Aceite o desafio, depois de Ravena, descobriu Veneza e toda a sua beleza («Nunca o Cavaleiro tinha imaginado que pudesse existir no mundo tanta riqueza e tanta beleza» (p.12), ouvindo a apaixonante história de Vanina e Guidobaldo, onde se afirmam os valores humanos da liberdade e do amor contra os preceitos e preconceitos sociais e familiares.

Neste ambiente, teve o inesperado convite do negociante, verdadeira tentação à sua fidelidade:

«— Não partas. Fica comigo. Associa-te aos meus negócios e estabelece a tua vida aqui. (…)

— Não (…). Tenho de partir. Prometi à minha mulher, aos meus filhos, aos meus parentes e criados que estaria com eles no próximo Natal» (p. 19).

Segue-se Florença, a capital cultural do Renascimento, onde «… aqueles homens discutiam os movimentos do Sol e da luz, e os mistérios do céu e da terra. Falavam de matemática, de astronomia, de filosofia. Falavam de estátuas antigas, falavam de pinturas acabadas de pintar. Falavam do passado, do presente, do futuro. E falavam de poesia, de música, de arquitectura. Parecia que toda a sabedoria da terra estava reunida naquela sala» (p.22).

Depois de ouvir as histórias de Giotto e Cimabué, o grande pintor renascentista e o seu mestre, e de Dante, referido como o maior poeta italiano, e Beatriz (a jovem por quem o escritor se apaixonou e cuja morte prematura o levou à loucura), recebe novo convite, novo teste à sua fidelidade familiar, mas também aqui a sua resposta é firme: «Agradeço-te o teu convite. (…) Mas lá longe, no meu país do Norte, os meus filhos, a minha mulher e os meus criados estão à minha espera» (p.31).

Desta forma, firme nas suas convicções, o Cavaleiro segue o seu objetivo.
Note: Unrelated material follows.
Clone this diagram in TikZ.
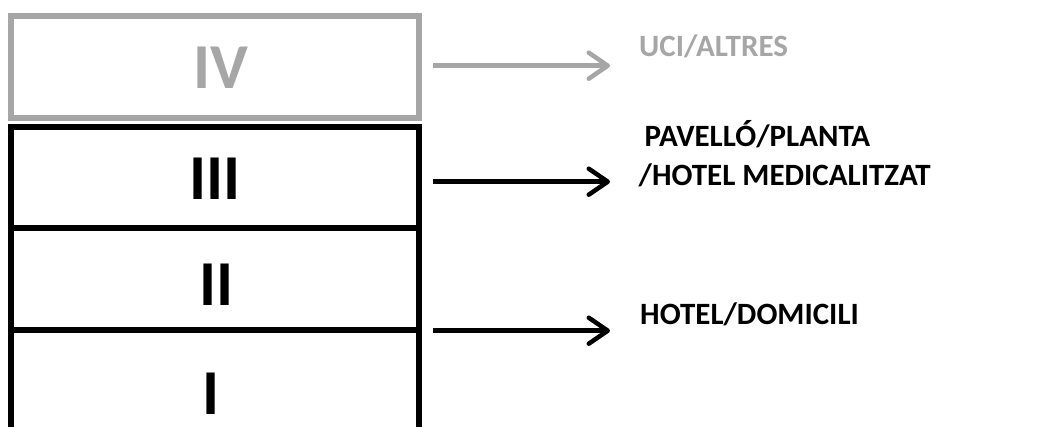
\documentclass[tikz,border=0pt]{standalone}
\usepackage{fontspec}
\setmainfont{Carlito}
\usetikzlibrary{arrows.meta}
\definecolor{lgray}{HTML}{A6A6A6}
\begin{document}
\begin{tikzpicture}[x=1pt,y=-1pt,
  box/.style={draw, line width=6pt, minimum width=408pt, inner sep=0pt, outer sep=0pt},
  roman/.style={font=\fontsize{64}{64}\bfseries\selectfont, anchor=base, inner sep=0pt},
  lab/.style={font=\fontsize{31}{39.6}\bfseries\selectfont, anchor=base west, inner sep=0pt, align=left},
  arr/.style={line width=4.5pt, -{Straight Barb[length=19pt,width=26pt,round]}}]
\useasboundingbox (0,0) rectangle (1042,427);
% boxes
\node[box, draw=lgray, minimum height=102pt] (b4) at (215,67) {};
\node[box, minimum height=101.5pt] (b3) at (215,177.75) {};
\node[box, minimum height=102pt] (b2) at (215,279.5) {};
\coordinate (b1l) at (11,430);
\coordinate (b1r) at (419,430);
\draw[line width=6pt] (b2.south west) -- (b1l);
\draw[line width=6pt] (b2.south east) -- (b1r);
% roman numerals
\node[roman, text=lgray] (n4) at (221,88.3) {IV};
\node[roman] (n3) at (215,199.3) {III};
\node[roman] (n2) at (216.5,306) {II};
\node[roman] (n1) at (211.5,414.5) {I};
% arrows
\coordinate (a4s) at (433,65.7);
\coordinate (a4e) at (610,65.7);
\coordinate (a3s) at (433,181.7);
\coordinate (a3e) at (610,181.7);
\coordinate (a2s) at (433,330.7);
\coordinate (a2e) at (610,330.7);
\draw[arr, draw=lgray] (a4s) -- (a4e);
\draw[arr] (a3s) -- (a3e);
\draw[arr] (a2s) -- (a2e);
% labels
\node[lab, text=lgray] (t4) at (639,56.7) {UCI/ALTRES};
\node[lab] (t3) at (638.5,185.7) {\hspace*{6pt}PAVELLÓ/PLANTA\\/HOTEL MEDICALITZAT};
\node[lab] (t2) at (640,325) {HOTEL/DOMICILI};
\end{tikzpicture}
\end{document}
Contudo, antes de chegar a Génova fica doente, ficando obrigado a um tratamento num convento, o que o impede de chegar a tempo de apanhar o barco para a Dinamarca, facto que o obriga a mudar a sua rota e a atravessar por terra até à Flandres.

Chegado aqui, continuam as suas descobertas do novo mundo, não só pelas especiarias desconhecidas que pôde apreciar, como pelas histórias que ouviu, salientando-se a História de Pêro Dias, navegante português, em que o narrador deixa clara a sua perspetiva anti-racista:

«Do peito do negro e do branco corriam dois fios de sangue.

— Olhem (…), o sangue deles é exatamente da mesma cor» (p.43).

No final, o Cavaleiro é também “tentado” pelo negociante flamengo, que o convida a associar-se aos seus negócios e viagens, o que é recusado com o mesmo argumento: a promessa feita à sua família.

Impedido de dar continuidade à sua viagem por mar, decide ir por terra, mesmo alertado para os perigos daí decorrentes, pois o inverno era já rigoroso.

Para além dos obstáculos atmosféricos, o Cavaleiro terá de enfrentar agora o medo, a desesperança, chegando a pensar que iria morrer («Vou morrer esta noite.») e que não conseguiria cumprir a sua promessa: «Então acordava em sobressalto e parecia-lhe que todas as forças do mundo se tinham reunido para o separar da sua casa e dos seus» (p.46).

Contudo, a sua determinação fê-lo continuar a enfrentar os obstáculos e dúvidas. Mesmo sentindo-se perdido, agarrou-se à sua fé, ancorado na peregrinação realizada, verdadeiro encontro com o sagrado e consigo mesmo, que fortaleceu a sua fé e os seus valores.

Não admira, pois, que a história termine com uma luz a guiar o Cavaleiro até casa (afirmando-se como origem da tradição natalícia de iluminar os pinheiros), sendo, desta forma, recompensado pela sua vivência, fidelidade e perseverança.